[Figure scripts]
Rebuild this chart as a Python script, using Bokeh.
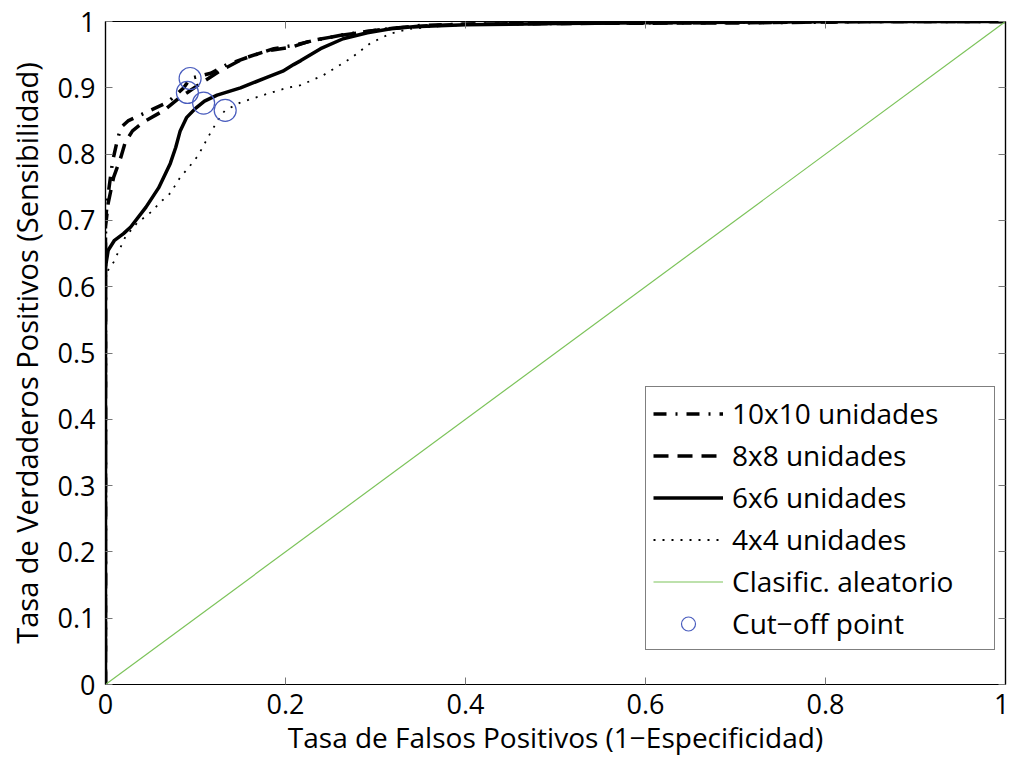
from bokeh.plotting import figure
from bokeh.models import Range1d, FixedTicker, LinearAxis, Legend, LegendItem
from bokeh.embed import file_html
from bokeh.resources import INLINE

# ---- data ----
x_10 = [0, 0, 0.003, 0.008, 0.013, 0.017, 0.025, 0.042, 0.069, 0.087, 0.094, 0.117, 0.135, 0.158,
        0.187, 0.209, 0.23, 0.26, 0.29, 0.32, 0.35, 0.4, 0.5, 0.6, 0.7, 0.8, 0.85, 1.0]
y_10 = [0, 0.70, 0.74, 0.79, 0.82, 0.84, 0.85, 0.861, 0.878, 0.90, 0.914, 0.922, 0.935, 0.946,
        0.959, 0.964, 0.971, 0.979, 0.985, 0.99, 0.994, 0.996, 0.997, 0.998, 0.998, 0.999, 1.0, 1.0]

x_8 = [0, 0, 0.003, 0.009, 0.017, 0.022, 0.03, 0.042, 0.065, 0.083, 0.091, 0.106, 0.128, 0.153,
       0.18, 0.206, 0.228, 0.261, 0.291, 0.32, 0.35, 0.4, 0.5, 0.7, 0.85, 1.0]
y_8 = [0, 0.69, 0.726, 0.765, 0.795, 0.818, 0.835, 0.848, 0.866, 0.886, 0.893, 0.907, 0.926, 0.944,
       0.956, 0.961, 0.971, 0.979, 0.985, 0.99, 0.993, 0.996, 0.997, 0.998, 1.0, 1.0]

x_6 = [0, 0, 0.003, 0.01, 0.02, 0.028, 0.045, 0.059, 0.072, 0.078, 0.083, 0.09, 0.1, 0.11, 0.124, 0.15,
       0.18, 0.197, 0.209, 0.217, 0.239, 0.264, 0.291, 0.317, 0.342, 0.4, 0.5, 0.6, 0.7, 0.85, 1.0]
y_6 = [0, 0.63, 0.655, 0.67, 0.68, 0.69, 0.72, 0.749, 0.786, 0.81, 0.835, 0.855, 0.869, 0.88, 0.889, 0.90,
       0.916, 0.925, 0.935, 0.941, 0.959, 0.974, 0.983, 0.989, 0.992, 0.995, 0.997, 0.998, 0.999, 1.0, 1.0]

x_4 = [0, 0, 0.003, 0.009, 0.022, 0.035, 0.05, 0.063, 0.072, 0.083, 0.092, 0.103, 0.111, 0.117, 0.128,
       0.133, 0.15, 0.18, 0.202, 0.217, 0.242, 0.272, 0.294, 0.317, 0.339, 0.37, 0.4, 0.5, 0.7, 0.85, 1.0]
y_4 = [0, 0.61, 0.625, 0.637, 0.675, 0.696, 0.712, 0.73, 0.741, 0.765, 0.779, 0.798, 0.818, 0.833, 0.858,
       0.866, 0.878, 0.891, 0.90, 0.904, 0.919, 0.944, 0.967, 0.982, 0.989, 0.993, 0.995, 0.997, 0.998, 1.0, 1.0]

x_rand = [0, 1]
y_rand = [0, 1]

cut_x = [0.094, 0.091, 0.109, 0.133]
cut_y = [0.914, 0.893, 0.877, 0.866]

x_ticks = [0, 0.2, 0.4, 0.6, 0.8, 1]
x_tick_labels = ["0", "0.2", "0.4", "0.6", "0.8", "1"]
y_ticks = [0, 0.1, 0.2, 0.3, 0.4, 0.5, 0.6, 0.7, 0.8, 0.9, 1]
y_tick_labels = ["0", "0.1", "0.2", "0.3", "0.4", "0.5", "0.6", "0.7", "0.8", "0.9", "1"]

series_labels = ["10x10 unidades", "8x8 unidades", "6x6 unidades", "4x4 unidades",
                 "Clasific. aleatorio", "Cut\u2212off point"]

FONT = "Open Sans"
FS = "27px"
LFS = "28px"

p = figure(width=1009, height=758, x_range=Range1d(0, 1), y_range=Range1d(0, 1),
           output_backend="svg", toolbar_location=None,
           min_border_left=105, min_border_right=4, min_border_top=21, min_border_bottom=73)
p.xaxis.visible = False
p.yaxis.visible = False
p.grid.visible = False
p.outline_line_color = "black"
p.outline_line_width = 1.2
p.background_fill_color = "white"
p.border_fill_color = "white"

def style_axis(ax, show_labels=True):
    ax.major_tick_in = 7
    ax.major_tick_out = 0
    ax.minor_tick_line_color = None
    ax.major_tick_line_color = "#777777"
    ax.axis_line_color = "black"
    ax.axis_line_width = 1.2
    ax.major_label_text_font = FONT
    ax.major_label_text_font_size = FS if show_labels else "0px"
    ax.major_label_text_color = "black"
    ax.axis_label_text_font = FONT
    ax.axis_label_text_font_size = LFS
    ax.axis_label_text_font_style = "normal"
    ax.axis_label_text_color = "black"
    if not show_labels:
        ax.major_label_standoff = 0

xb = LinearAxis(ticker=FixedTicker(ticks=x_ticks),
                major_label_overrides={t: l for t, l in zip(x_ticks, x_tick_labels)},
                axis_label="Tasa de Falsos Positivos (1\u2212Especificidad)")
style_axis(xb)
xb.major_label_standoff = 9
xb.axis_label_standoff = 1
p.add_layout(xb, "below")

yl = LinearAxis(ticker=FixedTicker(ticks=y_ticks),
                major_label_overrides={t: l for t, l in zip(y_ticks, y_tick_labels)},
                axis_label="Tasa de Verdaderos Positivos (Sensibilidad)")
style_axis(yl)
yl.axis_label_text_font_size = "29px"
yl.major_label_standoff = 10
yl.axis_label_standoff = 9
p.add_layout(yl, "left")

xt = LinearAxis(ticker=FixedTicker(ticks=x_ticks))
style_axis(xt, False)
p.add_layout(xt, "above")

yr = LinearAxis(ticker=FixedTicker(ticks=y_ticks))
style_axis(yr, False)
p.add_layout(yr, "right")

r10 = p.line(x_10, y_10, line_color="black", line_width=3.5, line_dash="13 9 2 9")
r8 = p.line(x_8, y_8, line_color="black", line_width=3.5, line_dash="15 9")
r6 = p.line(x_6, y_6, line_color="black", line_width=3.5)
r4 = p.line(x_4, y_4, line_color="black", line_width=1.8, line_dash="2 7")
rr = p.line(x_rand, y_rand, line_color="#7cc35a", line_width=1.2)
rc = p.scatter(cut_x, cut_y, marker="circle", size=22, fill_color=None,
               line_color="#4a5dbe", line_width=1.2)

legend = Legend(items=[LegendItem(label=l, renderers=[r]) for l, r in
                       zip(series_labels, [r10, r8, r6, r4, rr, rc])],
                location=(540, 34))
legend.label_text_font = FONT
legend.label_text_font_size = LFS
legend.label_text_color = "black"
legend.glyph_width = 70
legend.glyph_height = 35
legend.label_height = 35
legend.label_width = 255
legend.spacing = 4
legend.padding = 7
legend.margin = 0
legend.label_standoff = 9
legend.border_line_color = "black"
legend.border_line_width = 1
legend.background_fill_alpha = 1
p.add_layout(legend, "center")

open("out.html", "w").write(file_html(p, INLINE))
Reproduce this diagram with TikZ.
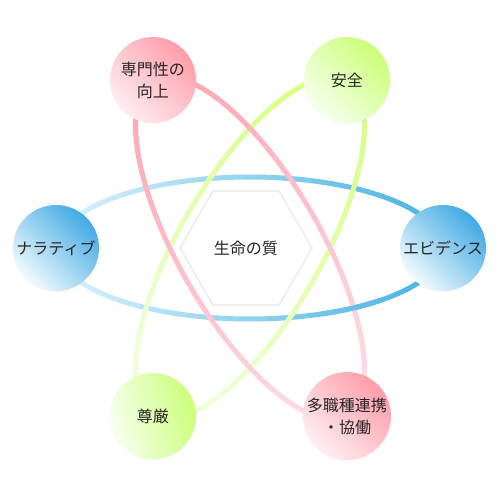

Set problem:
Without any pictures, reproduce the lines from the first one in the material through the line that has "0.997, 0.998, 0.999, 1.0, 1.0]", exactly as they appear.

The answer:
Rebuild this chart as a Python script, using Bokeh.
from bokeh.plotting import figure
from bokeh.models import Range1d, FixedTicker, LinearAxis, Legend, LegendItem
from bokeh.embed import file_html
from bokeh.resources import INLINE

# ---- data ----
x_10 = [0, 0, 0.003, 0.008, 0.013, 0.017, 0.025, 0.042, 0.069, 0.087, 0.094, 0.117, 0.135, 0.158,
        0.187, 0.209, 0.23, 0.26, 0.29, 0.32, 0.35, 0.4, 0.5, 0.6, 0.7, 0.8, 0.85, 1.0]
y_10 = [0, 0.70, 0.74, 0.79, 0.82, 0.84, 0.85, 0.861, 0.878, 0.90, 0.914, 0.922, 0.935, 0.946,
        0.959, 0.964, 0.971, 0.979, 0.985, 0.99, 0.994, 0.996, 0.997, 0.998, 0.998, 0.999, 1.0, 1.0]

x_8 = [0, 0, 0.003, 0.009, 0.017, 0.022, 0.03, 0.042, 0.065, 0.083, 0.091, 0.106, 0.128, 0.153,
       0.18, 0.206, 0.228, 0.261, 0.291, 0.32, 0.35, 0.4, 0.5, 0.7, 0.85, 1.0]
y_8 = [0, 0.69, 0.726, 0.765, 0.795, 0.818, 0.835, 0.848, 0.866, 0.886, 0.893, 0.907, 0.926, 0.944,
       0.956, 0.961, 0.971, 0.979, 0.985, 0.99, 0.993, 0.996, 0.997, 0.998, 1.0, 1.0]

x_6 = [0, 0, 0.003, 0.01, 0.02, 0.028, 0.045, 0.059, 0.072, 0.078, 0.083, 0.09, 0.1, 0.11, 0.124, 0.15,
       0.18, 0.197, 0.209, 0.217, 0.239, 0.264, 0.291, 0.317, 0.342, 0.4, 0.5, 0.6, 0.7, 0.85, 1.0]
y_6 = [0, 0.63, 0.655, 0.67, 0.68, 0.69, 0.72, 0.749, 0.786, 0.81, 0.835, 0.855, 0.869, 0.88, 0.889, 0.90,
       0.916, 0.925, 0.935, 0.941, 0.959, 0.974, 0.983, 0.989, 0.992, 0.995, 0.997, 0.998, 0.999, 1.0, 1.0]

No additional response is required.